No one in his right mind goes to a Dylan concert expecting to hear his classics played or sung the way they were done originally. But the treatment they’re given is always interesting and usually fun. Not this time. Apart from “It Ain’t Me, Babe” and “Highway 61 Revisited,” the Dylan songs suffered from arrangements that were, I guess, meant to match the style of the non-Dylan songs. Under these conditions, you can’t expect the songs to rock, but you can expect them to swing. And the band just didn’t swing.

There was a sameness to Charlie Sexton’s guitar work throughout the night. Despite changing instruments several times, his sound was constrained and repetitive. But when a band doesn’t swing, it’s mainly because of the rhythm section. These are talented musicians who can play in any style, so if they didn’t find a groove it must have been because Bob didn’t want them to.

As a result, he lost the audience.
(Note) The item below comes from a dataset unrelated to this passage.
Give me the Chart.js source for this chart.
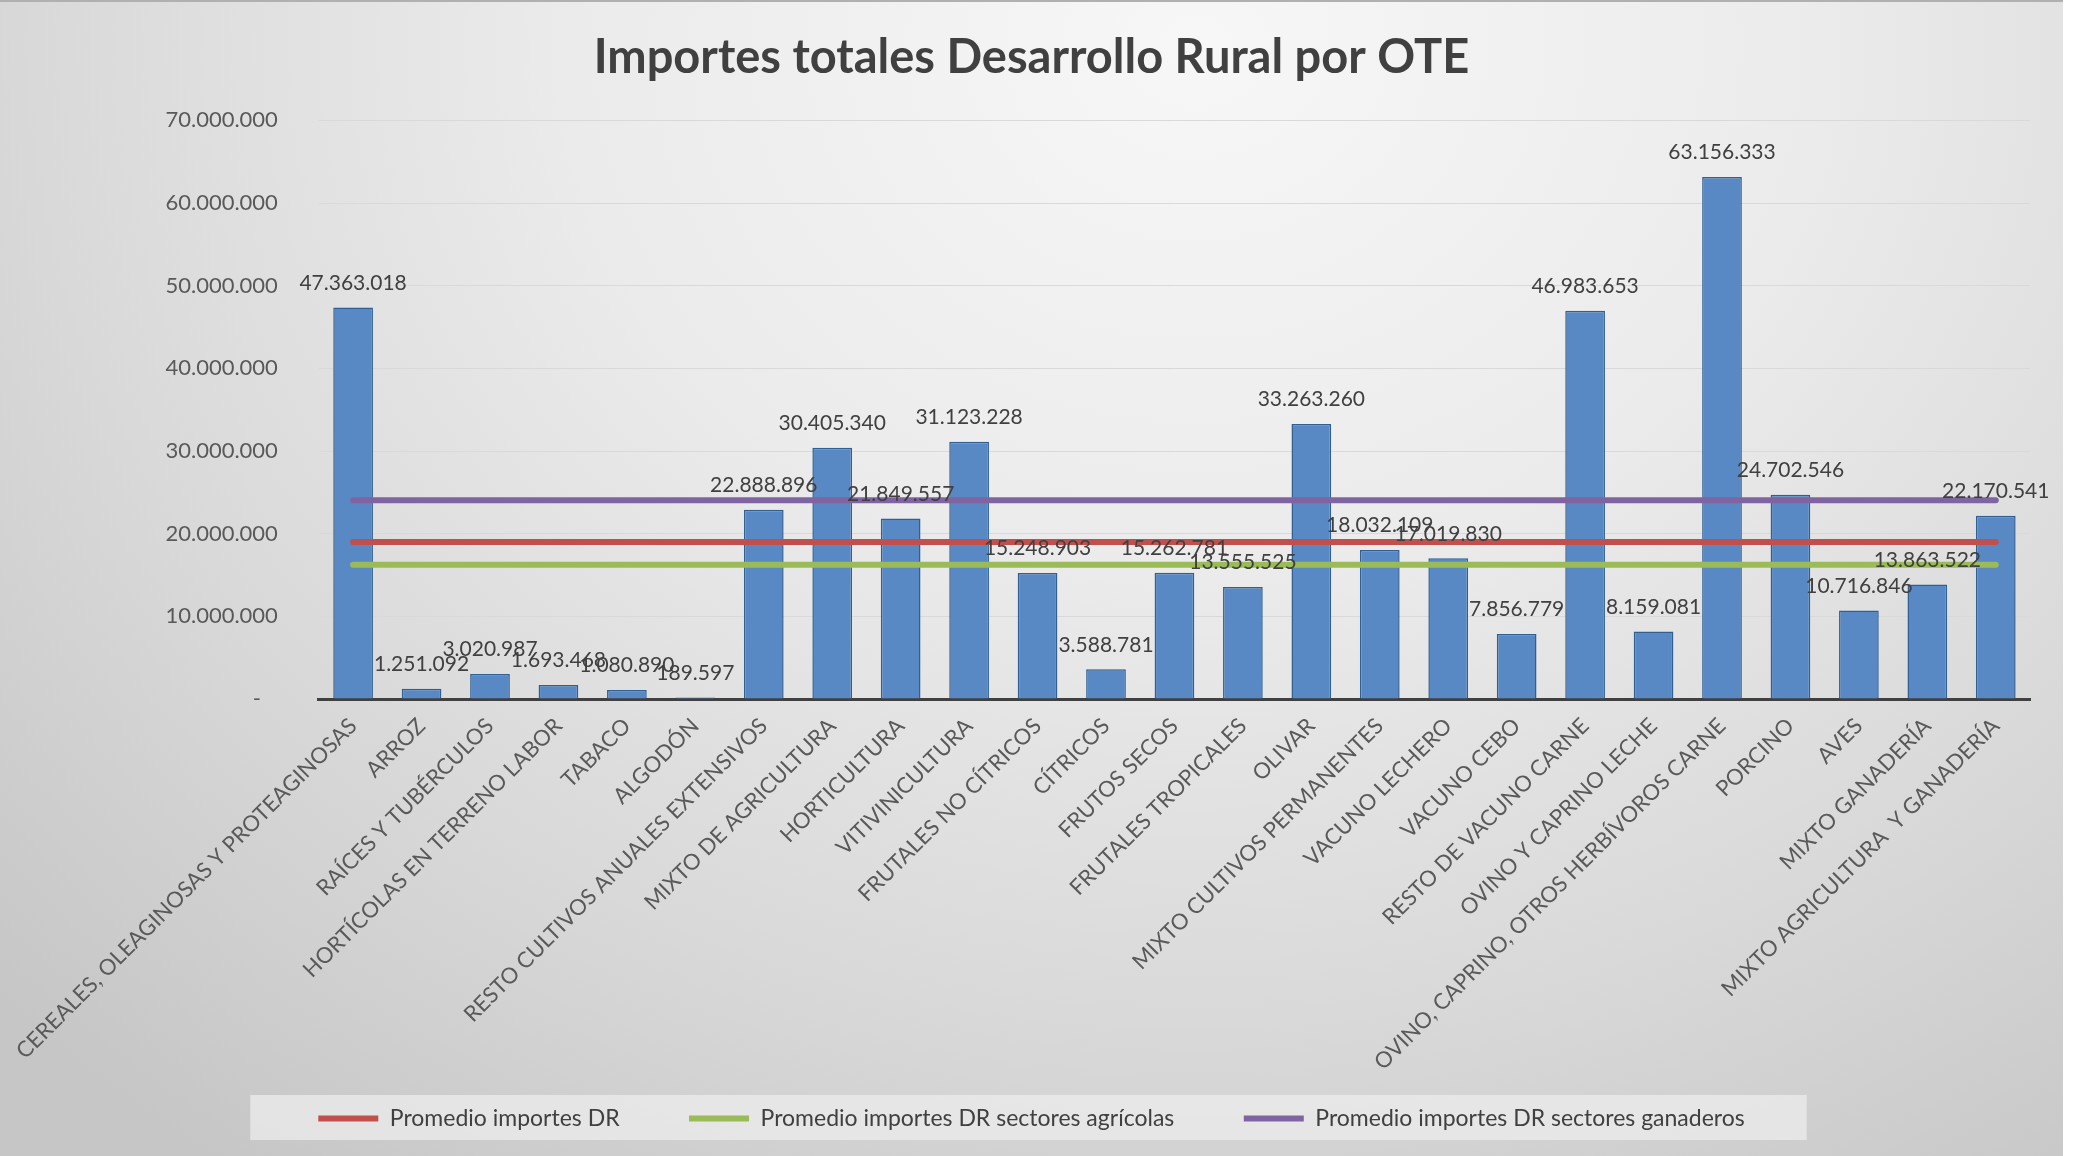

Many left early and those who hung in there stayed glued to their seats until the encores. Can you imagine a Dylan audience not standing to “Tangled Up in Blue”?

The optimist in me notes that Dylan never sticks with anything for long, and after two albums of standards he may be ready for the next thing. I hope he comes back to the notion that that it’s his songs, and the blues and country/folk they came out of, that are truly the Great American Songbook and gives them the treatment they deserve.